Over the years I've heard numerous betrayed spouses ask some variation or other of the question, "What is good recovery from sex addiction, what does it look like?"
Over the next two weeks I thought I'd share a resource I've developed for sex addicts in recovery. Interestingly, I think there might be a lot of cross-over application for those of us healing from betrayal trauma... at least in time.
Recovery and Maturity
While it can be very easy to become focused on “stopping the porn” or other forms of acting out, a far better goal for sex addiction recovery is maturity. In Slaying the Monster: Six Battles Strategies to Overcome Pornography, Marcus Warner argues that overcoming addiction is actually a by-product of maturity. I’d add that maturity equals good recovery and also results in a fulfilling life and relationships.
Maturity develops as the person with the addiction:
- Stops the behaviours of acting out/acting in
- Confronts the character issues that come with addictive behaviour (e.g. cognitive distortions, selfishness, shame-based identity, victim thinking, narcissism)
- Develops a healthy lifestyle that promotes healing and maturity
The steps above aren’t actually linear: each one supports the other in (hopefully) an upward spiral.
A Rule of Life
Regarding the last bullet above, Peter Scazzero in the bestselling book Emotionally Healthy Spirituality, lists the elements of a healthy lifestyle. I’ve adapted these slightly to create the following list:
- Scripture: reading, meditating
- Silence and solitude: quiet times in the day to “sit with God” and be still in thought and heart
- Daily office: scheduled moments of connection with God, can be combined with exercise, artistic expression, time in nature, etc.
- Study: digging deeper into scripture or Christian principles (e.g. lectio divina or a "Daily Bread” worksheet, bible studies, devotionals, inspirational writing)
- Sabbath: weekly time off from working, but also seasonally through holidays/vacation
- Simplicity: making choices to lighten our own load and free up our time for connection with God, others and self
- Play and recreation: an important, but often neglected, part of recovery
- Emotional health: developing greater relational joy and engaging with people on an emotional level (e.g., empathic listening, smiling, using appropriate boundaries, helping, honesty, transparency)
- Family: spending time serving, relating to, thinking about (including making positive comparisons about your wife), praying with, and playing with the various members of your family
- Community: finding or building a healthy group that shares your values and where you “belong” (your support group may be this group, or meet some of your needs in this area, but this group needs to be “your people” on more levels than just accountability)

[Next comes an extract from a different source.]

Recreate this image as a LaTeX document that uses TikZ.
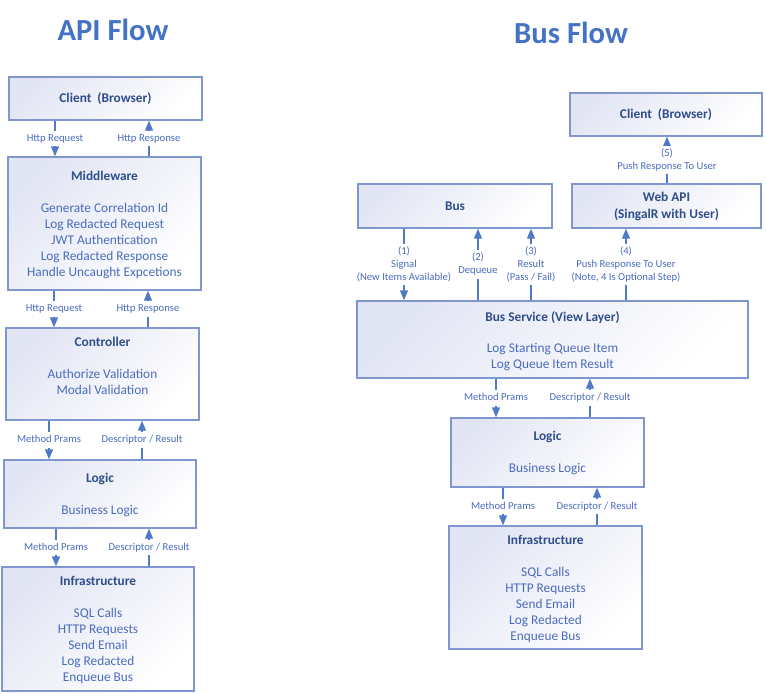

Regarding this last point, Warner writes:
“Ask God to help you begin building an identity group of your own. These people may be local, or they may be spread out across the world. The point is that you have access to them, and they are the sort of people you can count on to deal gently with your weakness and encourage you to be the best version of yourself.”
He goes on to say that the ideal team is one of between three and nine people who: are accessible, have a commitment to values such as authenticity, Christian character development and also have similar goals such as recovery (not simply sobriety), maturity, spiritual growth, etc.